SEM Student News’ choice to feature this theme signifies that decolonization remains an unresolved matter in the discipline. However, decolonization in the field of ethnomusicology is not a complete rejection of all previous research or “Western” knowledge. Rather, decolonizing ethnomusicology is about rethinking our concerns and worldviews (Smith [1999] 2008:39). Rather than being immersed in metaphor and issues of social justice, our definition of decolonization connects to broader political implications of Indigenous sovereignty, and asserts that ethnomusicologists must address problems of methodology and approach.

-Luis Chávez and Russell P. Skelchy

 

Acknowledgement

The title of this essay is inspired by Ricardo Trimillos’ (2008) article “Histories, Resistances, and Reconciliations in a Decolonizable Space: The Philippine Delegation to the 1998 Smithsonian Folklife Festival,” The Journal of American Folklore 121(479):60–79.

 

References

Atalay, Sonya. 2012. Community-Based Archaeology: Research with, by and for Indigenous and Local Communities. Berkeley: University of California Press.

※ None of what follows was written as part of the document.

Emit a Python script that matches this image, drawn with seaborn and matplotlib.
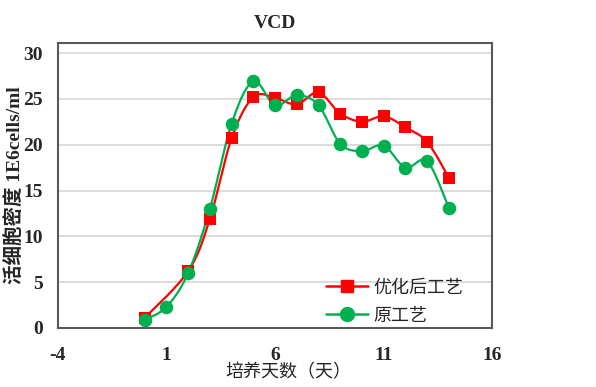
import matplotlib
matplotlib.use("Agg")
import matplotlib.pyplot as plt
from matplotlib.lines import Line2D
import numpy as np
import seaborn as sns

# data
days_opt = [0, 2, 3, 4, 5, 6, 7, 8, 9, 10, 11, 12, 13, 14]
vcd_opt = [1.1, 6.2, 11.9, 20.7, 25.2, 25.1, 24.4, 25.7, 23.4, 22.5, 23.1, 21.9, 20.3, 16.4]
days_old = [0, 1, 2, 3, 4, 5, 6, 7, 8, 9, 10, 11, 12, 13, 14]
vcd_old = [0.9, 2.3, 6.0, 13.0, 22.3, 26.9, 24.3, 25.4, 24.3, 20.1, 19.3, 19.9, 17.5, 18.2, 13.1]
labels = ["优化后工艺", "原工艺"]
xticks = [-4, 1, 6, 11, 16]
yticks = [0, 5, 10, 15, 20, 25, 30]

RED = "#FF0000"
GREEN = "#00B050"


def smooth(x, y, n=20):
    '''
    Catmull-Rom curve through the points, like the smoothed lines in Excel
    '''
    p = np.column_stack([x, y]).astype(float)
    p = np.vstack([p[0], p, p[-1]])
    out = []
    t = np.linspace(0, 1, n, endpoint=False)[:, None]
    for i in range(1, len(p) - 2):
        p0, p1, p2, p3 = p[i - 1], p[i], p[i + 1], p[i + 2]
        seg = 0.5 * ((2 * p1) + (-p0 + p2) * t + (2 * p0 - 5 * p1 + 4 * p2 - p3) * t ** 2
                     + (-p0 + 3 * p1 - 3 * p2 + p3) * t ** 3)
        out.append(seg)
    out.append(p[-2][None, :])
    out = np.vstack(out)
    return out[:, 0], out[:, 1]


sns.set_style("white")
plt.rcParams["font.family"] = ["Liberation Serif", "Noto Sans CJK SC"]
plt.rcParams["axes.unicode_minus"] = False

fig = plt.figure(figsize=(5.96, 3.87), dpi=100)
ax = fig.add_axes([0.097, 0.1525, 0.729, 0.7365])

for xs, ys, c, m, ms in [(days_opt, vcd_opt, RED, "s", 75), (days_old, vcd_old, GREEN, "o", 95)]:
    sx, sy = smooth(xs, ys)
    sns.lineplot(x=sx, y=sy, ax=ax, color=c, lw=1.6, sort=False, estimator=None, zorder=3)
    sns.scatterplot(x=xs, y=ys, ax=ax, color=c, marker=m, s=ms, linewidth=0, zorder=4)

ax.set_xlim(-4, 16)
ax.set_ylim(0, 31.1)
ax.set_xticks(xticks)
ax.set_yticks(yticks)
ax.yaxis.grid(True, color="#D9D9D9", lw=1.3)
ax.set_axisbelow(True)
ax.tick_params(length=0, labelsize=14)
ax.tick_params(axis="x", pad=14)
ax.tick_params(axis="y", pad=11)
for lab in ax.get_xticklabels() + ax.get_yticklabels():
    lab.set_fontweight("bold")
for sp in ax.spines.values():
    sp.set_color("#595959")
    sp.set_linewidth(1.5)

ax.set_title("VCD", fontsize=14, fontweight="bold", pad=11)
ax.set_xlabel("培养天数（天）", fontsize=13)
ax.xaxis.set_label_coords(0.53, -0.125)
ax.set_ylabel("活细胞密度 1E6cells/ml", fontsize=14, fontweight="bold", labelpad=0)
ax.yaxis.set_label_coords(-0.077, 0.5)

handles = [Line2D([], [], color=RED, marker="s", ms=9, lw=1.8),
           Line2D([], [], color=GREEN, marker="o", ms=10, lw=1.8)]
ax.legend(handles, labels, loc="lower right", bbox_to_anchor=(0.97, -0.045), frameon=False,
          fontsize=13, handlelength=2.3, handletextpad=0.3, labelspacing=0.6)

fig.savefig("out.png", dpi=100)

Bishop, Russell. 2005. “Freeing Ourselves from Neo-Colonial Domination in Research: A Kaupapa Māori Approach to Creating Knowledge.” In The SAGE Handbook of Qualitative Research, edited by Norman K. Denzin and Yvonna S. Lincoln, 109–38 (3rd ed.). Thousand Oaks, CA: Sage.

Chakrabarty, Dipesh. 2000. Provincializing Europe: Postcolonial Thought and Historical Difference. Princeton, NJ: Princeton University Press.

Cook-Lynn, Elizabeth. 1998. “American Indian Intellectualism and the New Indian Story.” In Natives and Academics: Research and Writing About American Indians, edited by Devon Abbot Mihesuah, 111–38. Lincoln, NE: University of Nebraska Press.

Fanon, Frantz. [1963] 2004. The Wretched of the Earth. Translated by Richard Philcox. New York: Grove Press.

Sefa Dei, George J. 2010. Teaching Africa: Towards a Transgressive Pedagogy. New York: Springer Press.

Smith, Linda Tuhiwai. [1999] 2008. Decolonizing Methodologies: Research and Indigenous Peoples. London: Zed Books.

Tuck, Eve, and K. Wayne Yang. 2012. “Decolonization is Not a Metaphor.” Decolonization: Indigeneity, Education & Society 1(1):1–40.

 

Notes

[1] This contribution is a cross-publication from SEM Student News.